Early prototype engineering approach
Early career and student engineers struggle to strike the right time in the design lifecycle to “buy and try” the first prototype. Experienced engineers work back-of-envelope calculations in their head, or a notepad, to avoid excess iteration. Beginning engineers can get trapped up in schedule and budget traps with the easy access of dev kits, which typically cost a few hundred dollars, even when the part itself is a few dollars. Or they may get overconfident that a particular key item will work without trying a bench prototype of that system component.
Wireless modules are a particular tripping point, even for experienced engineers. Wireless involves real-time interactions on multiple layers from RF channel to hardware to signaling to packetizing, conversion and so on.
An excellent way for early engineers to overcome these perils is to discuss with peers and mentors. True, they won’t have the answer, but they can at least provide helpful guidance from their own mistake bank. Ultimately, the engineer needs to have the judgment to know when they’ve built sufficient competence through flipping pages, such that the next best steps are through prototyping.

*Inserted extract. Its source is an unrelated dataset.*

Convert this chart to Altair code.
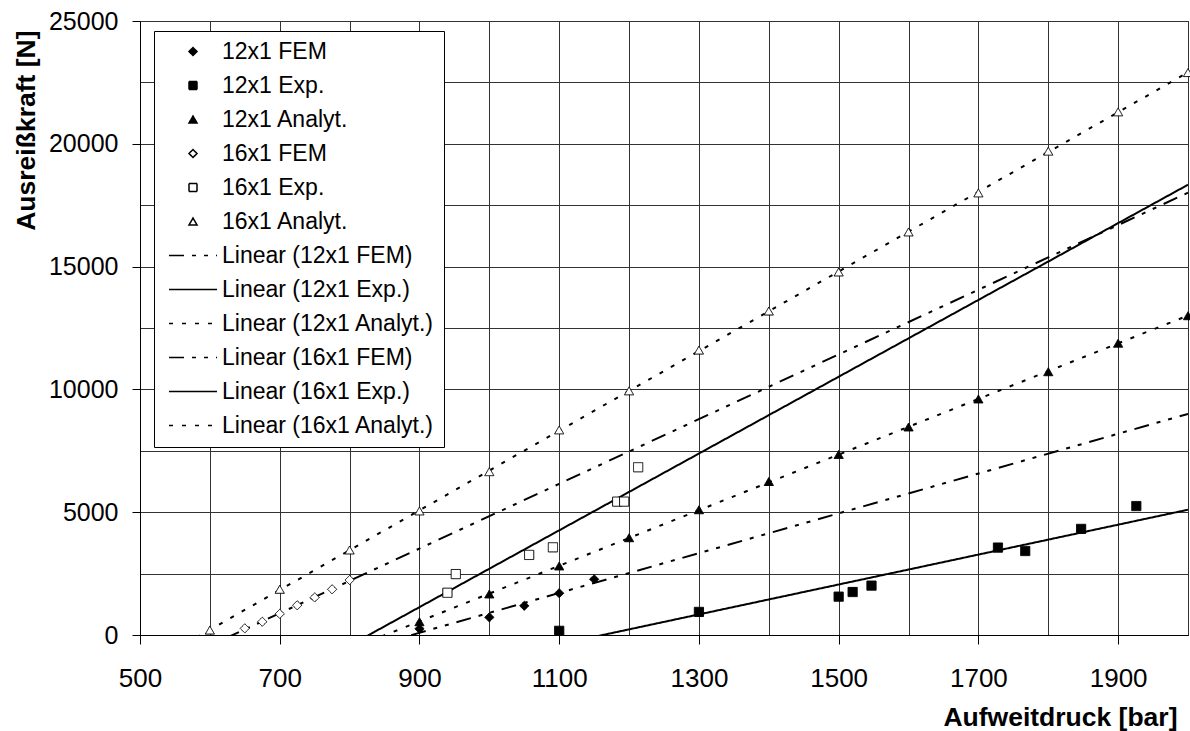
import altair as alt
import pandas as pd

# ---- data ----
series = ["12x1 FEM", "12x1 Exp.", "12x1 Analyt.", "16x1 FEM", "16x1 Exp.", "16x1 Analyt."]
trends = ["Linear (" + s + ")" for s in series]

fem12_x = [900, 1000, 1050, 1100, 1150]
fem12_y = [250, 720, 1190, 1700, 2270]

exp12_x = [1100, 1300, 1500, 1520, 1547, 1728, 1767, 1847, 1926]
exp12_y = [170, 940, 1560, 1750, 2010, 3560, 3420, 4320, 5250]

ana12_x = [900, 1000, 1100, 1200, 1300, 1400, 1500, 1600, 1700, 1800, 1900, 2000]
ana12_y = [540, 1670, 2810, 3960, 5100, 6250, 7350, 8470, 9610, 10720, 11880, 13000]

fem16_x = [650, 675, 700, 725, 750, 775, 800]
fem16_y = [270, 540, 860, 1210, 1530, 1860, 2240]

exp16_x = [940, 952, 1057, 1091, 1183, 1193, 1213]
exp16_y = [1720, 2480, 3260, 3570, 5430, 5430, 6830]

ana16_x = [600, 700, 800, 900, 1000, 1100, 1200, 1300, 1400, 1500, 1600, 1700, 1800, 1900, 2000]
ana16_y = [200, 1860, 3460, 5050, 6650, 8350, 9940, 11600, 13190, 14780, 16410, 18000, 19700, 21300, 22900]

all_x = [fem12_x, exp12_x, ana12_x, fem16_x, exp16_x, ana16_x]
all_y = [fem12_y, exp12_y, ana12_y, fem16_y, exp16_y, ana16_y]

x_ticks = list(range(500, 2001, 100))
y_ticks = list(range(0, 25001, 2500))

rows = []
for name, xs, ys in zip(series, all_x, all_y):
    for a, b in zip(xs, ys):
        rows.append({"series": name, "x": a, "y": b})
df = pd.DataFrame(rows)

# ---- styles ----
legend_domain = series + trends
line_path = "M-6,0H6"
shape_range = ["diamond", "square", "triangle-up", "diamond", "square", "triangle-up"] + [line_path] * 6
fill_range = ["black"] * 3 + ["white"] * 3 + ["transparent"] * 6
dash_fem = [15, 8, 4, 8, 4, 8]
dash_dot = [4, 9]
solid = [1, 0]
dash_range = [solid] * 6 + [dash_fem, solid, dash_dot, dash_fem, solid, dash_dot]

shape_scale = alt.Scale(domain=legend_domain, range=shape_range)
fill_scale = alt.Scale(domain=legend_domain, range=fill_range)
dash_scale = alt.Scale(domain=legend_domain, range=dash_range)

x_scale = alt.Scale(domain=[500, 2000], nice=False, zero=False)
y_scale = alt.Scale(domain=[0, 25000], nice=False)

x_axis = alt.Axis(
    values=x_ticks, format="d", title="Aufweitdruck [bar]",
    labelExpr="datum.value % 200 == 100 ? datum.label : ''",
    tickOpacity={"condition": {"test": "datum.value % 200 == 100", "value": 1}, "value": 0},
    labelFontSize=26, labelPadding=21, tickSize=9, labelFlush=False, labelOverlap=False,
    titleX=1037, titleY=90, titleAlign="right", titleBaseline="alphabetic",
    titleFontSize=26.5, titleFontWeight="bold",
)
y_axis = alt.Axis(
    values=y_ticks, format="d", title="Ausreißkraft [N]",
    labelExpr="datum.value % 5000 == 0 ? datum.label : ''",
    tickOpacity={"condition": {"test": "datum.value % 5000 == 0", "value": 1}, "value": 0},
    labelFontSize=25, labelPadding=14, tickSize=8, labelFlush=False, labelOverlap=False,
    titleAngle=270, titleX=-106, titleY=9, titleAlign="right", titleBaseline="alphabetic",
    titleFontSize=26.5, titleFontWeight="bold",
)

base = alt.Chart(df)

lines = base.transform_regression(
    "x", "y", groupby=["series"], extent=[500, 2000]
).transform_calculate(
    trend="'Linear (' + datum.series + ')'"
).mark_line(clip=True, color="black", strokeWidth=2).encode(
    x=alt.X("x:Q", scale=x_scale, axis=x_axis),
    y=alt.Y("y:Q", scale=y_scale, axis=y_axis),
    strokeDash=alt.StrokeDash("trend:N", scale=dash_scale, legend=alt.Legend(title=None)),
    detail="trend:N",
)

points = base.mark_point(filled=False, stroke="black", strokeWidth=1, opacity=1, size=85).encode(
    x=alt.X("x:Q", scale=x_scale, axis=x_axis),
    y=alt.Y("y:Q", scale=y_scale, axis=y_axis),
    shape=alt.Shape("series:N", scale=shape_scale, legend=alt.Legend(title=None)),
    fill=alt.Fill("series:N", scale=fill_scale, legend=alt.Legend(title=None)),
    strokeDash=alt.StrokeDash("series:N", scale=dash_scale, legend=alt.Legend(title=None)),
)

chart = alt.layer(lines, points).properties(
    width=1048, height=614,
    autosize=alt.AutoSizeParams(type="none"),
    padding={"left": 140, "top": 21, "right": 2, "bottom": 96},
).configure(
    font="Liberation Sans",
).configure_view(
    stroke="black", strokeWidth=1,
).configure_axis(
    labelFont="Liberation Sans", titleFont="Liberation Sans",
    labelColor="black", titleColor="black",
    domainColor="black", domainWidth=1,
    tickColor="black", tickWidth=1,
    gridColor="#333333", gridWidth=1, grid=True,
).configure_legend(
    orient="none", legendX=14, legendY=10,
    strokeColor="black", fillColor="white", padding=9,
    labelFont="Liberation Sans", labelFontSize=23, labelColor="black", labelLimit=400,
    symbolSize=64, symbolStrokeWidth=1.5, symbolStrokeColor="black",
    symbolFillColor="transparent",
    symbolOffset=18.5, labelOffset=17.5, rowPadding=10,
)

chart.save("out.html", embed_options={"renderer": "svg", "actions": False})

Use what’s on the shelf already: if the project involves GNSS, consider trying the GPS receiver built into the phone or a portable unit. Walk/drive around in your anticipated environment and watch/log GNSS signal strength. Don’t just use the seeming quality of the map fix–this is heavily filtered and may use non-satellite methods to compensate for weak signal. One ideal way to do this is have a GPS receiver that emits NMEA sentences. See if you have a mariner friend who can loan such a unit. Or see if your phone will emit NMEA text sentences.